Assumptions underlying Regression Analysis
The validity of regression analysis depends on several assumptions concerning the model
Y = α + β1X1 +...+
βkXk + ε .
- The relationship really is linear (or, for practical purposes,
approximately linear over the range of the population being studied).
- E[ε] = 0 . This is purely a cosmetic assumption. The estimate of
α will include any on-average residual effects which are different from zero.
- ε varies normally across the population. While a substantive
assumption, this is typically true, due to the Central Limit Theorem, since the residual term is
the total of a myriad of other, unidentified explanatory variables. If this assumption is not
correct, all statements regarding confidence intervals for individual predictions might be
invalid.
- StdDev[ε] does not vary with the values of the explanatory variables.
(This is called the homoskedasticity assumption.) Again, if this assumption is not correct,
all statements regarding confidence intervals for individual predictions might be invalid.
- ε is uncorrelated with the explanatory variables of the model. The
regression analysis will “attribute” as much of the variation in the dependent variable
as it can to the explanatory variables.

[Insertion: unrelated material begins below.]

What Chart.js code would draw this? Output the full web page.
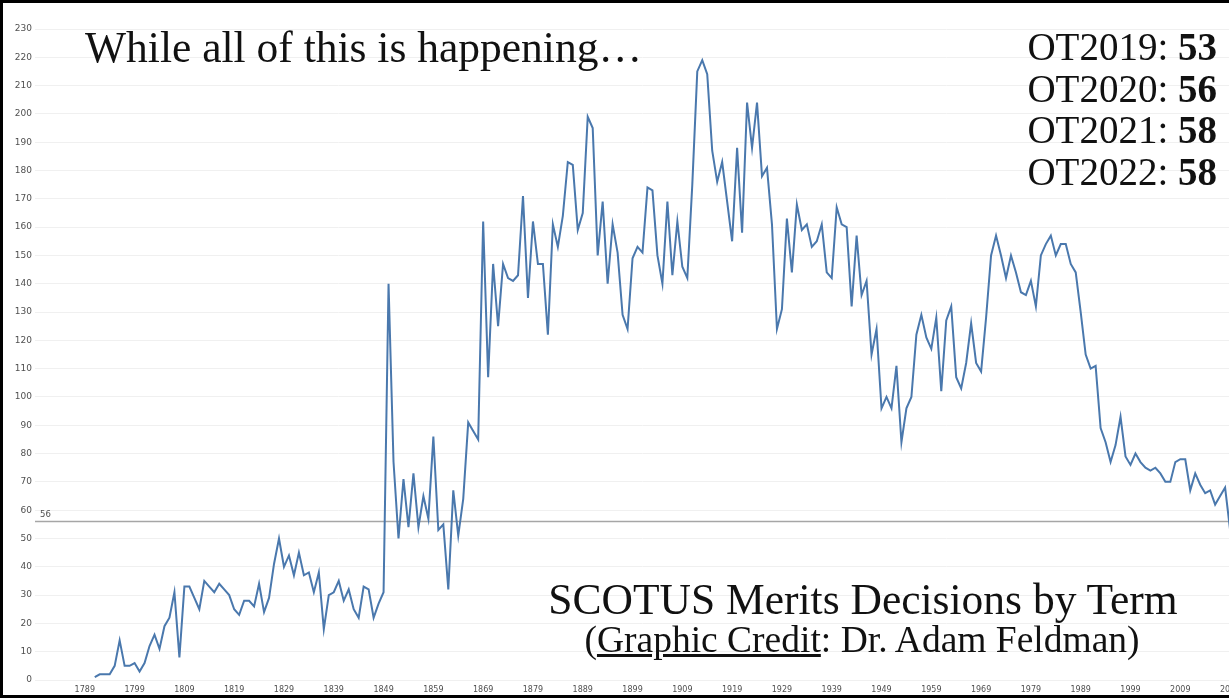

If some unidentified factor covaries with one of the
explanatory variables, the estimate of that explanatory variable’s coefficient (i.e., the
estimate of its effect in the relationship) will suffer from “specification bias,”
since the explanatory variable will have both its own effect, and some of the effect of the
unidentified variable, attributed to it. This is why, when doing a regression for the purpose of
estimating the effect of some explanatory variable on the dependent variable, we try to work with
the most “complete” model possible.
Examination of the (sample) residuals resulting from the regression analysis can indicate
failures of assumptions 1, 3, and 4. Such failures are not necessarily a bad thing: They can point
the way to a better model. Detailed examination of outlying observations can help detect violations
of assumption 5, and therefore again can lead to a better model.